Leitsatz
Entsteht bei einem Steuerpflichtigen mit Einkünften aus Gewerbebetrieb infolge eines Verlustabzugs nach § 10d EStG in Zusammenhang mit der Steuerermäßigung nach § 35 Abs. 1 Nr. 1 EStG ein sog. Anrechnungsüberhang, kann der Steuerpflichtige nicht die Festsetzung einer negativen Einkommensteuer in Höhe des verfallenden Anrechnungsbetrags beanspruchen.
Sachverhalt
Eine Steuerpflichtige bezieht u.a. Einkünfte aus Gewerbebetrieb als Miterbin einer Erbengemeinschaft. In der Einkommensteuerveranlagung für das Jahr 2001 hat das Finanzamt die Einkommensteuer mit 0 EUR festgesetzt, da sich aufgrund eines Verlustabzugs nach § 10d EStG ein negatives zu versteuerndes Einkommen ergab. Einen Steuerermäßigungsbetrag nach § 35 Abs. 1 Nr. 1 i.V. mit Abs. 3 EStG in Höhe des 1,8-fachen anteiligen Gewerbesteuermessbetrags aus der Erbengemeinschaft (Anrechnungsvolumen) konnte die Steuerpflichtige von der tariflichen Einkommensteuer nicht abziehen. Im Einspruchsverfahren gegen den Einkommensteuerbescheid beantragte sie, eine negative Einkommensteuer in Höhe des 1,8-fachen anteiligen Gewerbesteuermessbetrags festzusetzen. Hilfsweise beantragte sie, den Betrag des nicht ausgeschöpften Anrechnungsvolumens für einen Vor- oder Rücktrag festzustellen. Sie bringt vor, die Steuerermäßigung gehe vorliegend trotz der Belastung mit Gewerbesteuer allein aufgrund des Verlustabzugs ins Leere. Der Verfall ihres nicht nutzbaren Anrechnungsvolumens verstoße gegen den Gleichbehandlungssatz des Art. 3 Abs. 1 GG.

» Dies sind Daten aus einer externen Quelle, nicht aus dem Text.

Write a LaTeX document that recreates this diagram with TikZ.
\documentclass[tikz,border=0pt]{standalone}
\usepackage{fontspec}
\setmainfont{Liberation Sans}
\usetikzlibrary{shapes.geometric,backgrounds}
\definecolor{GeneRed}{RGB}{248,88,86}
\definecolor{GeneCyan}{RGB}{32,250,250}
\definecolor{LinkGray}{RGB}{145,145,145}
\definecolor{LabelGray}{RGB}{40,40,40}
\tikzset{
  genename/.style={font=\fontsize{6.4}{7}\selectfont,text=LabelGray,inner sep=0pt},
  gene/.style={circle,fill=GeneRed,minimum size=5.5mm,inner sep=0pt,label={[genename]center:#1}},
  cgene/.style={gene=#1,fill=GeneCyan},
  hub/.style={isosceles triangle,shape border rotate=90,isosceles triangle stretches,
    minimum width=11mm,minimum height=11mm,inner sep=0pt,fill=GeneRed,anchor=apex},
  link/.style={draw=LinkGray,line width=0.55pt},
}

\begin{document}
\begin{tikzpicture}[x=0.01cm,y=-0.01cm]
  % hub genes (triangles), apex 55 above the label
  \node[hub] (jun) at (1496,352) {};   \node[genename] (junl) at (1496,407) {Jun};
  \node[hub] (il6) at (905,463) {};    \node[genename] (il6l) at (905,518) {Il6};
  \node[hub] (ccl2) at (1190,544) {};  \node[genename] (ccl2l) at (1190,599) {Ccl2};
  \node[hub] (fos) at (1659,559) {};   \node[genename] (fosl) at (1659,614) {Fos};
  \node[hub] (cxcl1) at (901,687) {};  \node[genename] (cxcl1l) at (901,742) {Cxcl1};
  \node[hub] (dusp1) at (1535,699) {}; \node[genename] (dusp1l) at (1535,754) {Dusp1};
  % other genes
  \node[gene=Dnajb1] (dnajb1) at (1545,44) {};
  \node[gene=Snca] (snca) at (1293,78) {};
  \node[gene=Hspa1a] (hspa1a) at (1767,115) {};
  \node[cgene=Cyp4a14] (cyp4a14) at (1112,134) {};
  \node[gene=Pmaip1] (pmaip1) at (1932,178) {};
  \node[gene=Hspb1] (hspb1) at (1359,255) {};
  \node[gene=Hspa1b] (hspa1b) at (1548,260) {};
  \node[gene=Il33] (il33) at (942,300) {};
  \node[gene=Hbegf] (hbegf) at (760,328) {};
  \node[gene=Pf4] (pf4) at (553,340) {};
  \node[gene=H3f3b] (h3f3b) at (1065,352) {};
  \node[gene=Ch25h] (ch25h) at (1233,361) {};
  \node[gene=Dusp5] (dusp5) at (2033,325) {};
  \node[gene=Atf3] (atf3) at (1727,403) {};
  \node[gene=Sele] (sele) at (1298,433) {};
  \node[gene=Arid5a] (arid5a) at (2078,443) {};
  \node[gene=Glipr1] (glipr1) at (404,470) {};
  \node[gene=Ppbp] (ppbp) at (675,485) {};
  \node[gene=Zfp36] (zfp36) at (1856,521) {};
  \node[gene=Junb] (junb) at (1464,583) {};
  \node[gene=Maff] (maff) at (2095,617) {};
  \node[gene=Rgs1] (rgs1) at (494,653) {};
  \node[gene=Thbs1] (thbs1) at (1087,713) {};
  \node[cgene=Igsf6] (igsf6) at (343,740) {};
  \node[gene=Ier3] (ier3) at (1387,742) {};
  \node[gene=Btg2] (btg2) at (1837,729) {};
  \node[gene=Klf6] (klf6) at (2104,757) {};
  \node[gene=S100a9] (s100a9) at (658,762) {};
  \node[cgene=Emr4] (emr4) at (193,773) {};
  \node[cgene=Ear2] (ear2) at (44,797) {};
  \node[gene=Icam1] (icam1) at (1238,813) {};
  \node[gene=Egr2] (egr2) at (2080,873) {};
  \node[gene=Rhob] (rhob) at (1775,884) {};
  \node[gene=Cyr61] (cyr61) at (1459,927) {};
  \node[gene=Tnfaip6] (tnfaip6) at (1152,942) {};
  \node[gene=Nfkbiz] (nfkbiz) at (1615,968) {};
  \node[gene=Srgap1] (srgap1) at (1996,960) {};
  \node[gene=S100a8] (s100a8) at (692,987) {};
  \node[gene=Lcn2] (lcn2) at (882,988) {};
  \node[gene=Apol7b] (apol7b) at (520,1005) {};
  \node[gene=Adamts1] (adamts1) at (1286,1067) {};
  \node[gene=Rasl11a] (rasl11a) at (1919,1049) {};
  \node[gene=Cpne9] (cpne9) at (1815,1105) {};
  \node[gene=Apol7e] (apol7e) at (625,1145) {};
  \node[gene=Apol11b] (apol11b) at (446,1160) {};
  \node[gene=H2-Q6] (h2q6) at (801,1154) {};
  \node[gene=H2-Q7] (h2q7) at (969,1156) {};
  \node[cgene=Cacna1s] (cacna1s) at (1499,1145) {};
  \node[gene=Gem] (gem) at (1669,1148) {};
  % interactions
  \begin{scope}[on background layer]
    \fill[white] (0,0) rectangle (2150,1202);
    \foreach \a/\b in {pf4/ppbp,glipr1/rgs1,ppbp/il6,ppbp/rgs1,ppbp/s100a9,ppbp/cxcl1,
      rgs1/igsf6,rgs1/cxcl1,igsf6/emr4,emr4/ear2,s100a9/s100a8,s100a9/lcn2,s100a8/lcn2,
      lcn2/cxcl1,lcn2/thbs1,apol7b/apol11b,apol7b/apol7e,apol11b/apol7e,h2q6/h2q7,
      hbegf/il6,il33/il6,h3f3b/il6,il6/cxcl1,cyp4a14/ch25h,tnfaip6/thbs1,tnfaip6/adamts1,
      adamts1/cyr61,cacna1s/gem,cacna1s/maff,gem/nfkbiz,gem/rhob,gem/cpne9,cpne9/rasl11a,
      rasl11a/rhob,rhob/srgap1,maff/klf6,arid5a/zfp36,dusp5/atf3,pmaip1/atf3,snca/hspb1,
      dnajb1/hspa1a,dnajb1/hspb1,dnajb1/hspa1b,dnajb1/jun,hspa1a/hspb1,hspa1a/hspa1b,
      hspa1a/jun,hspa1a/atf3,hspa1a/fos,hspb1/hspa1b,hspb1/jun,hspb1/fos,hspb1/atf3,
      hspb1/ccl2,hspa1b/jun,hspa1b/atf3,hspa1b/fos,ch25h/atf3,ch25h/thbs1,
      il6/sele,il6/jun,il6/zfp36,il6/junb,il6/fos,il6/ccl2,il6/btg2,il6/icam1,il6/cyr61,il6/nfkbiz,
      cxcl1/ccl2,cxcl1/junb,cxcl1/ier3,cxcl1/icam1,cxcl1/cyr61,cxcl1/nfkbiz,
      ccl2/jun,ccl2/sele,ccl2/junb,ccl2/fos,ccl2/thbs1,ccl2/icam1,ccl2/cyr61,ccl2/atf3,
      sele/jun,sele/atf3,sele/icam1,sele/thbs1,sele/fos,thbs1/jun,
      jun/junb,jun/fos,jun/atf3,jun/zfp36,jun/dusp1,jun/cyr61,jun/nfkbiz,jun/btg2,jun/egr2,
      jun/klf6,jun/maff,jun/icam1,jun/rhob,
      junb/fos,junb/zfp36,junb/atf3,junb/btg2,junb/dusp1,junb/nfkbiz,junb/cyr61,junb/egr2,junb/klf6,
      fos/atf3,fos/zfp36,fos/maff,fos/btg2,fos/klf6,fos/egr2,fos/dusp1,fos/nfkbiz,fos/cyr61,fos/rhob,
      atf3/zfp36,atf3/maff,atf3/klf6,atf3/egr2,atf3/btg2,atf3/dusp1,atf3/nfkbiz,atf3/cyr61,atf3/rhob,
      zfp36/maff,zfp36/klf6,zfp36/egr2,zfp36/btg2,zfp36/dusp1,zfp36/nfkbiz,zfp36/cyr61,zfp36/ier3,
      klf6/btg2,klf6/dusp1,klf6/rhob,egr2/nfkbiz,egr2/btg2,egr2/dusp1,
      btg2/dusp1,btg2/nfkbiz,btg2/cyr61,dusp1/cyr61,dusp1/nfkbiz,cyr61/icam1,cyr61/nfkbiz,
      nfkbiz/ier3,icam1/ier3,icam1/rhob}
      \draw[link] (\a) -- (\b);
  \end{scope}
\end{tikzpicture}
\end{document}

Der BFH gibt dem Finanzamt Recht. Die Festsetzung einer negativen Einkommensteuer in Höhe des verfallenden gewerbesteuerlichen Anrechnungsvolumens ist gesetzlich nicht vorgesehen. Dieses Ergebnis begegnet keinen verfassungsrechtlichen Bedenken. Ein Steuerermäßigungsbetrag aus § 35 EStG kann nicht von der tariflichen Einkommensteuer abgezogen werden, weil diese nach dem durchgeführten Verlustabzug nach § 10d EStG "Null" beträgt. Das potenzielle Anrechnungsvolumen in Höhe des 1,8-fachen Gewerbsteuermessbetrags verfällt, sodass die Steuerentlastung durch den Verlustabzug nach § 10d EStG wegen Minderung der tariflichen Einkommensteuer auf Null die konkurrierende Steuerermäßigung aus § 35 EStG verdrängt. Eine Verletzung des allgemeinen Gleichbehandlungssatzes aufgrund dieser Gesetzeslage liegt nicht vor. Der Gesetzgeber wollte, dass die "Anrechnung der Gewerbesteuer" lediglich in den Fällen vorgenommen werden soll, in denen eine kumulative Belastung der Einkünfte aus Gewerbebetrieb durch Einkommen- und Gewerbesteuer vorliegt.
Link zur Entscheidung
BFH, Urteil v. 23.4.2008, X R 32/06.